> PROBLEM:
From the entries below, copy every line where the string "that" appears.

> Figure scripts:
★ ★ ★ ★ ★

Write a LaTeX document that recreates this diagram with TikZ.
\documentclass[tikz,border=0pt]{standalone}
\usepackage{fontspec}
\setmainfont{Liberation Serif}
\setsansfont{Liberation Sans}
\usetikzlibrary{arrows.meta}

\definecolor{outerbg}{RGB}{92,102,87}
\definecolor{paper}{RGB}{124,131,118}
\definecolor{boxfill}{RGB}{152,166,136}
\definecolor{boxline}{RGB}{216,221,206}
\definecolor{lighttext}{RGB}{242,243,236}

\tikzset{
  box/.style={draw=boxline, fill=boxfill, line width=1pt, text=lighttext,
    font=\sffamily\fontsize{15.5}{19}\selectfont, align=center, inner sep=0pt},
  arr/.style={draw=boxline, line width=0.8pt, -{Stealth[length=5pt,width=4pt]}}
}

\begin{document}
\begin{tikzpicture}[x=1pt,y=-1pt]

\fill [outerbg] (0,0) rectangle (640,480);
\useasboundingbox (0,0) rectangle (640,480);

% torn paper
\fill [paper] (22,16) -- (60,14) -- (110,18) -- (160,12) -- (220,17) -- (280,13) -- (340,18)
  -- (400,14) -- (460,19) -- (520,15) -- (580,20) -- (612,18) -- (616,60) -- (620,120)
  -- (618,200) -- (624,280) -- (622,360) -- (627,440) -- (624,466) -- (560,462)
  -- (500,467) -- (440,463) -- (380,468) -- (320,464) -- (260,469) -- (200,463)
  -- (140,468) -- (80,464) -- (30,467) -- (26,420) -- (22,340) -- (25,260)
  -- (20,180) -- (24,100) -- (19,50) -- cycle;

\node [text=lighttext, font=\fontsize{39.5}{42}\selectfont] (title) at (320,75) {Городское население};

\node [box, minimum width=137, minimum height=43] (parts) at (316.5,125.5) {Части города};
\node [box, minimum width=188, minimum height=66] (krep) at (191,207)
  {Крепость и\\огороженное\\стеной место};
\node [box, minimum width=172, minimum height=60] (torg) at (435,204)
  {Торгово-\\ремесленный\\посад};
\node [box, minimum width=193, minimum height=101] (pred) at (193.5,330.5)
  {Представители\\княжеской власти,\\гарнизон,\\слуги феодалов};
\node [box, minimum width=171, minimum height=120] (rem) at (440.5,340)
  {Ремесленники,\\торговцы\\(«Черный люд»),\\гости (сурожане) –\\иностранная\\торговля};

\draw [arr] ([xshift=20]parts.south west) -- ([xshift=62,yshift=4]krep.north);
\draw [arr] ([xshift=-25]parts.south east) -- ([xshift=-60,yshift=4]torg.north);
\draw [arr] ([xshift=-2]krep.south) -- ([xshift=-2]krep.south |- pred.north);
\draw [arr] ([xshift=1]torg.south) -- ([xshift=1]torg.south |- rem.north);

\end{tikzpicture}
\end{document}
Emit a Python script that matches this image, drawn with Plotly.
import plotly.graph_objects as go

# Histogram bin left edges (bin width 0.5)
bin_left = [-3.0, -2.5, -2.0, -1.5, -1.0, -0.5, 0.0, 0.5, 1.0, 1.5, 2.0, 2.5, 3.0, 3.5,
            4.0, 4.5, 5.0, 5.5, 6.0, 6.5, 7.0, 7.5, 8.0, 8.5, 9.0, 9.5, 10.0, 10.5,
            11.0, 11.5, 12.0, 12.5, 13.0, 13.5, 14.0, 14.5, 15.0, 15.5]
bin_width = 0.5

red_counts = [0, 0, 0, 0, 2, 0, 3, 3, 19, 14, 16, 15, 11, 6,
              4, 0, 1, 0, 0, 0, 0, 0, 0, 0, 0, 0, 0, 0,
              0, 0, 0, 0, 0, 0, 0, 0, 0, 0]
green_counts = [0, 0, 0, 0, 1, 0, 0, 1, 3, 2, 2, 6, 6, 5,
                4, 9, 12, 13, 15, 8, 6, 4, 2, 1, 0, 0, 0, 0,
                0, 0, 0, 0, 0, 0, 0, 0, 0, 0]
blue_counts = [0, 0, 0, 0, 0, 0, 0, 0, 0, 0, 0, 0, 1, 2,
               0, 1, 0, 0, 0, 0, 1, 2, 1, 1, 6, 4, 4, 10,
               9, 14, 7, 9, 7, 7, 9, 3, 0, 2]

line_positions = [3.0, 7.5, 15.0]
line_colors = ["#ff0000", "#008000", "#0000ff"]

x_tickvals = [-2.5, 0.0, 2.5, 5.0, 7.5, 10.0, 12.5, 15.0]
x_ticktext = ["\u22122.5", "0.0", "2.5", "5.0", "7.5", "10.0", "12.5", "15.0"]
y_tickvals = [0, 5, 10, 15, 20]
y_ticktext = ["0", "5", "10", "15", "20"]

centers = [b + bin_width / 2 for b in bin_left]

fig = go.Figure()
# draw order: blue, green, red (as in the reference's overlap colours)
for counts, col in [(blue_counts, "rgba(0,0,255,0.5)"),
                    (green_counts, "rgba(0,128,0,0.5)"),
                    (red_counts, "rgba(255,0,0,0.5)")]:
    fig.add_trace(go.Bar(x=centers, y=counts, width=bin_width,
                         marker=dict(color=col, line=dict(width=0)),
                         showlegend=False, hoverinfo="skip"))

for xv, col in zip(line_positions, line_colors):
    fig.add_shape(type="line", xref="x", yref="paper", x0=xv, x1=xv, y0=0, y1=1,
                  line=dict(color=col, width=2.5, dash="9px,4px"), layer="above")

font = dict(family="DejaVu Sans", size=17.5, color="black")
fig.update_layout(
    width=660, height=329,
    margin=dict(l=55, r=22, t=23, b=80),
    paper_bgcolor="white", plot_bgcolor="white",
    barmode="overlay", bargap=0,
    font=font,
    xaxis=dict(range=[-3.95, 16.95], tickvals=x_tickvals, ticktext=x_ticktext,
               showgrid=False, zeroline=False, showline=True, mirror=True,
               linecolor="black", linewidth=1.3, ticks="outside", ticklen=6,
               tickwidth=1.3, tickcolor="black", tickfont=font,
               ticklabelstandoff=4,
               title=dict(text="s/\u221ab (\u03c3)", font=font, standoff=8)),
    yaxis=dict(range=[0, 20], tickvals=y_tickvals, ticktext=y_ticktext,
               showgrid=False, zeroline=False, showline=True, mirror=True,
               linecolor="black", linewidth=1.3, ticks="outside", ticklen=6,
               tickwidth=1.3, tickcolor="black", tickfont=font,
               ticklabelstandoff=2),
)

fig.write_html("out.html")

★ ★ ★ ★ ★

> EXERCISE RESPONSE:
Write a LaTeX document that recreates this diagram with TikZ.
Emit a Python script that matches this image, drawn with Plotly.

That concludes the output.